■ **TASK BRIEF**
Could you copy exactly the lines from the start of the records through the one containing "x_start, x_end, n_bins = 0.1, 13.0, 130", both included, and leave out the pictures?

==============================

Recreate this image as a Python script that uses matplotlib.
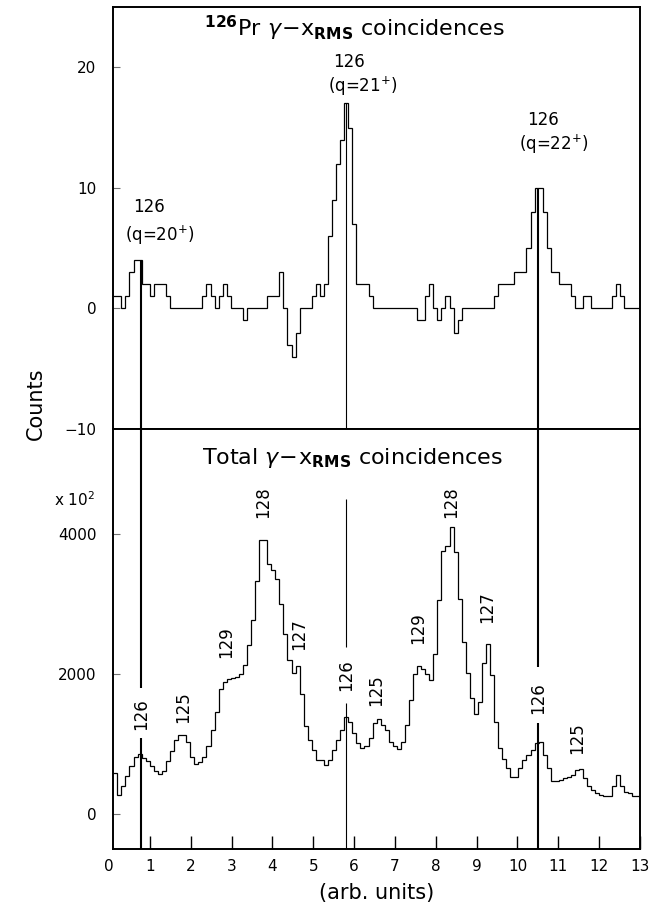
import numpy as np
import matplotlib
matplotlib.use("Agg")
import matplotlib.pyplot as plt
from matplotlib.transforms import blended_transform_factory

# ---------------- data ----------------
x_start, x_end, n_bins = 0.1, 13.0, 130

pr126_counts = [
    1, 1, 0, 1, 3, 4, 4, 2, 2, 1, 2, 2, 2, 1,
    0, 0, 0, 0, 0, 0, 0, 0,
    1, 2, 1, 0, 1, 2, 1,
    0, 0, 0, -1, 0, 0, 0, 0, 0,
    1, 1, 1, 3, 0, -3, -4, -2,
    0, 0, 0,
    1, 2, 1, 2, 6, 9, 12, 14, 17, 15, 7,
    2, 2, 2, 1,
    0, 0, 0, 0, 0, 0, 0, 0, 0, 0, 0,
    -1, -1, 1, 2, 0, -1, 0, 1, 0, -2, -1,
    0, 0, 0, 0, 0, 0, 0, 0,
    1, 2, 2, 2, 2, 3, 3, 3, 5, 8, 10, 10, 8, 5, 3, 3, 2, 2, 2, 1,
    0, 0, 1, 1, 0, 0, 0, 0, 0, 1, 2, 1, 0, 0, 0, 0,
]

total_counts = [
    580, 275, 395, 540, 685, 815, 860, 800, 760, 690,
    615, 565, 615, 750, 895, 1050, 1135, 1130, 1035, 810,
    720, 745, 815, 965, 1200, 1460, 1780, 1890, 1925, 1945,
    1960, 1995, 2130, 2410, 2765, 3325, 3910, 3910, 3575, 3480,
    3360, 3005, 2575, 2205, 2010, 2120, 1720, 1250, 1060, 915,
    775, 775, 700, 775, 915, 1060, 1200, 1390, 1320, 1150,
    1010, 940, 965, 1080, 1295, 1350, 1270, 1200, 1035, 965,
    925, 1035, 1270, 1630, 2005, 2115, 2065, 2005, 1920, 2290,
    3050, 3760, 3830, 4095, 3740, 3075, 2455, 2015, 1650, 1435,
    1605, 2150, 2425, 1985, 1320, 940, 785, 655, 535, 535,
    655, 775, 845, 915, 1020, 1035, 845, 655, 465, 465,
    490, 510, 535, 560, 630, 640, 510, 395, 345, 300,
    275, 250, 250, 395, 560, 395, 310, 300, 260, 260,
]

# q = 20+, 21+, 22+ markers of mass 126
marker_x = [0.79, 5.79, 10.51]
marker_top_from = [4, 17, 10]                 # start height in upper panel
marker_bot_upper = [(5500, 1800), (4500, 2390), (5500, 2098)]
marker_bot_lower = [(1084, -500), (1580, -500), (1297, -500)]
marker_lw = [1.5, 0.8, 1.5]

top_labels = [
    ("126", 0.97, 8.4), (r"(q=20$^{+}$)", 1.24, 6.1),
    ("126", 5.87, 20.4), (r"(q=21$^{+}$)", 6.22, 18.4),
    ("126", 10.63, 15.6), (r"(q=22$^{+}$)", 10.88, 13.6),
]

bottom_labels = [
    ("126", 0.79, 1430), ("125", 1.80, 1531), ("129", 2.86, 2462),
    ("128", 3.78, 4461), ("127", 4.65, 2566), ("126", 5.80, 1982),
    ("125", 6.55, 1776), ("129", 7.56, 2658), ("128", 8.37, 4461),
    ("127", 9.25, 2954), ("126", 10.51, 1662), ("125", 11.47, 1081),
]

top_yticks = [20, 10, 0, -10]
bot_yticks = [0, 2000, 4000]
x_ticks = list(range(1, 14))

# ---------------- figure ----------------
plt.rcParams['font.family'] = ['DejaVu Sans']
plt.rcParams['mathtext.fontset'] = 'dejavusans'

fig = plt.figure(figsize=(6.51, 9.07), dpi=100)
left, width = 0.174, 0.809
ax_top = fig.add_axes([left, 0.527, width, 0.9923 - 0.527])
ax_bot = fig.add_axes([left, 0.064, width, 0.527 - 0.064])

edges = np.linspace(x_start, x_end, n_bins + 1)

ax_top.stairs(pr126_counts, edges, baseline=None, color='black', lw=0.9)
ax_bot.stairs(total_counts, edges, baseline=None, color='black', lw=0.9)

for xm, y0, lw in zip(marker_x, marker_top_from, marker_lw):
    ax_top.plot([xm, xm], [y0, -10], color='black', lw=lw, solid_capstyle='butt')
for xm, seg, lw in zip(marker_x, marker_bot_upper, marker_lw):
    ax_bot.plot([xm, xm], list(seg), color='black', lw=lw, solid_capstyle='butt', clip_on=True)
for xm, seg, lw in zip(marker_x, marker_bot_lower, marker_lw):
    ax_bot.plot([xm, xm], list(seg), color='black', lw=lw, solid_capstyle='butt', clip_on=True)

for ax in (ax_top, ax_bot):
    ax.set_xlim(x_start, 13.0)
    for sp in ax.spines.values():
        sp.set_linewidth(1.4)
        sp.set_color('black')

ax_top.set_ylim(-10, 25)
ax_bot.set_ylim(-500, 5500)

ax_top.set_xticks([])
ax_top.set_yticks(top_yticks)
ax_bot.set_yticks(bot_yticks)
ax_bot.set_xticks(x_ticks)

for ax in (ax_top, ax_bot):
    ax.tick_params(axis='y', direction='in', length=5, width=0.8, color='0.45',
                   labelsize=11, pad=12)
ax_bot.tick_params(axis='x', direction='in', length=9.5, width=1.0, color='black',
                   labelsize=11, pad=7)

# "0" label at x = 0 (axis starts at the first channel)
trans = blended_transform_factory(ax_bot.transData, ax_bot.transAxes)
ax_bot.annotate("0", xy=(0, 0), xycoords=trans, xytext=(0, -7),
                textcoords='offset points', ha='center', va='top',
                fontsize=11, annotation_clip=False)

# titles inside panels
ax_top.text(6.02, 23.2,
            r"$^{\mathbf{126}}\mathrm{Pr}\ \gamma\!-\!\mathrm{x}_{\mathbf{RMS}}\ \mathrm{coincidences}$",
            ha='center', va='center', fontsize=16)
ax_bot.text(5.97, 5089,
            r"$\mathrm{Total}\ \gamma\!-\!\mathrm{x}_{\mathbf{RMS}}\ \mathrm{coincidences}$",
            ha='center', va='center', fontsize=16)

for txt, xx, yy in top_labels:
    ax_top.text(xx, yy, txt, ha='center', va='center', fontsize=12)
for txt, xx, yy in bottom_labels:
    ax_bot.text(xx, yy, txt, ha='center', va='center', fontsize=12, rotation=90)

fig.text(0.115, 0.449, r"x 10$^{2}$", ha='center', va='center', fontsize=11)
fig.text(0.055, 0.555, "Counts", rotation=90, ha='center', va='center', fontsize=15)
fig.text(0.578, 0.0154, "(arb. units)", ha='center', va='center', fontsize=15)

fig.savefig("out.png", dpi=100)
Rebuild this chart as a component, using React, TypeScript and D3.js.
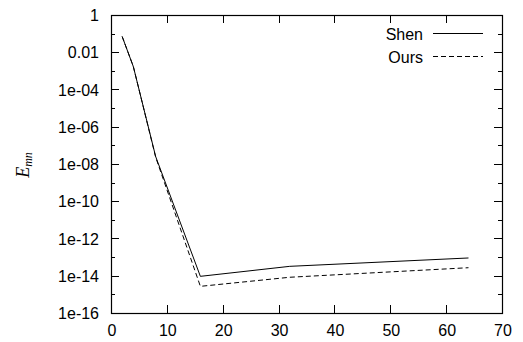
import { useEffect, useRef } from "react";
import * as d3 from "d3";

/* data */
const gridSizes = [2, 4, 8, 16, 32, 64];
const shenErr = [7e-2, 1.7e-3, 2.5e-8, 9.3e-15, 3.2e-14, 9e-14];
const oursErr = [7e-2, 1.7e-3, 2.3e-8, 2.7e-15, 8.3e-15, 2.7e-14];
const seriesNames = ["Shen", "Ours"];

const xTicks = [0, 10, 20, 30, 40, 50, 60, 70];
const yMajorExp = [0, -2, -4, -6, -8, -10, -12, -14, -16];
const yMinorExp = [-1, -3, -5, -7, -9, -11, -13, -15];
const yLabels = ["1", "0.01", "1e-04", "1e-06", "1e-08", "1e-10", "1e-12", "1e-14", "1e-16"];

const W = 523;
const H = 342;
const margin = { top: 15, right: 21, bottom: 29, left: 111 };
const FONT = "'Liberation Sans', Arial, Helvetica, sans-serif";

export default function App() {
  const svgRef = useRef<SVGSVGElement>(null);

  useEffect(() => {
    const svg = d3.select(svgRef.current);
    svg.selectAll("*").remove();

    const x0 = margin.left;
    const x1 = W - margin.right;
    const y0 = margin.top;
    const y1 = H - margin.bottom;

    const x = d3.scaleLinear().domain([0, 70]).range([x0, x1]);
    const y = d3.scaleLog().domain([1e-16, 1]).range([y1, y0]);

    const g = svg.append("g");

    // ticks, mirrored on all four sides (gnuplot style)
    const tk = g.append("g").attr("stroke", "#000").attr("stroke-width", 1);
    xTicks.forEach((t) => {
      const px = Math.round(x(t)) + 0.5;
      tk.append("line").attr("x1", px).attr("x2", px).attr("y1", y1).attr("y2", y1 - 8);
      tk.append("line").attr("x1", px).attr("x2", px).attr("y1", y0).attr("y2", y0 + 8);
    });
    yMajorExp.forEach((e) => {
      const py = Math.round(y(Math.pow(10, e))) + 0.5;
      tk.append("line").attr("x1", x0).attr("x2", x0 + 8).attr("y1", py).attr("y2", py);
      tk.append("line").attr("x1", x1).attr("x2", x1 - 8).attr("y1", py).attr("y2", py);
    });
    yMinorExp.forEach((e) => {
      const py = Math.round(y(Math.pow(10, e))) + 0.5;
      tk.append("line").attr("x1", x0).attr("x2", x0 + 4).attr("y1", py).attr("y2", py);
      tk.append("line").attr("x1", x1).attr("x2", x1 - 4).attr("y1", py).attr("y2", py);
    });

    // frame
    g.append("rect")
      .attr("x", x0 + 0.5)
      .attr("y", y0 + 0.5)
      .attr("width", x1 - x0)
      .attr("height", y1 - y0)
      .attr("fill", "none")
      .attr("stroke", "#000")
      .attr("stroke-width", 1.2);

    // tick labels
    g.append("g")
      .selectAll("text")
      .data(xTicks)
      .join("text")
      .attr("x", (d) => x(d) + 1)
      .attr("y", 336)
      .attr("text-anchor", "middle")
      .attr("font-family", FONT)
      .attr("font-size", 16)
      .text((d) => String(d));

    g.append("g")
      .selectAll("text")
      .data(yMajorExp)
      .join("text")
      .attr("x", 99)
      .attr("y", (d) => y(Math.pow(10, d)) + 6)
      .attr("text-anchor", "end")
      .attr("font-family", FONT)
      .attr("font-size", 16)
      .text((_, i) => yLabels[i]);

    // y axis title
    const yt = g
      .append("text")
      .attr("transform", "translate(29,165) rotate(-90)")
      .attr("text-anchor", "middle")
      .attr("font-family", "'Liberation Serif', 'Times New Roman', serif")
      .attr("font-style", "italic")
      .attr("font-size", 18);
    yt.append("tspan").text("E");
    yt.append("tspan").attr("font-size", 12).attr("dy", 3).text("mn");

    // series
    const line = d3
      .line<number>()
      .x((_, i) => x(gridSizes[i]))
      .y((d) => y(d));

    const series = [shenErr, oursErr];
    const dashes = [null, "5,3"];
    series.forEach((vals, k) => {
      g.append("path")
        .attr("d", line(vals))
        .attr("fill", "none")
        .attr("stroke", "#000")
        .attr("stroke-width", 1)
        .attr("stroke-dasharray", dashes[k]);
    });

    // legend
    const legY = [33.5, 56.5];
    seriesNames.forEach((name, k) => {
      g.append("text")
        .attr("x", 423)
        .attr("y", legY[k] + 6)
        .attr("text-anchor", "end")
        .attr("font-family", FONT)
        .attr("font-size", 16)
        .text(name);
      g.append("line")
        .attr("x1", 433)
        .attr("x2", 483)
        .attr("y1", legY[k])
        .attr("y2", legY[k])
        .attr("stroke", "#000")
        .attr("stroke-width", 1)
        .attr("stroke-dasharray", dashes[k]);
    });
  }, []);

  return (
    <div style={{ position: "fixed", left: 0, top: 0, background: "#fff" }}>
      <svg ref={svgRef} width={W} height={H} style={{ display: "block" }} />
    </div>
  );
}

==============================

■ **ANSWER**
Recreate this image as a Python script that uses matplotlib.
import numpy as np
import matplotlib
matplotlib.use("Agg")
import matplotlib.pyplot as plt
from matplotlib.transforms import blended_transform_factory

# ---------------- data ----------------
x_start, x_end, n_bins = 0.1, 13.0, 130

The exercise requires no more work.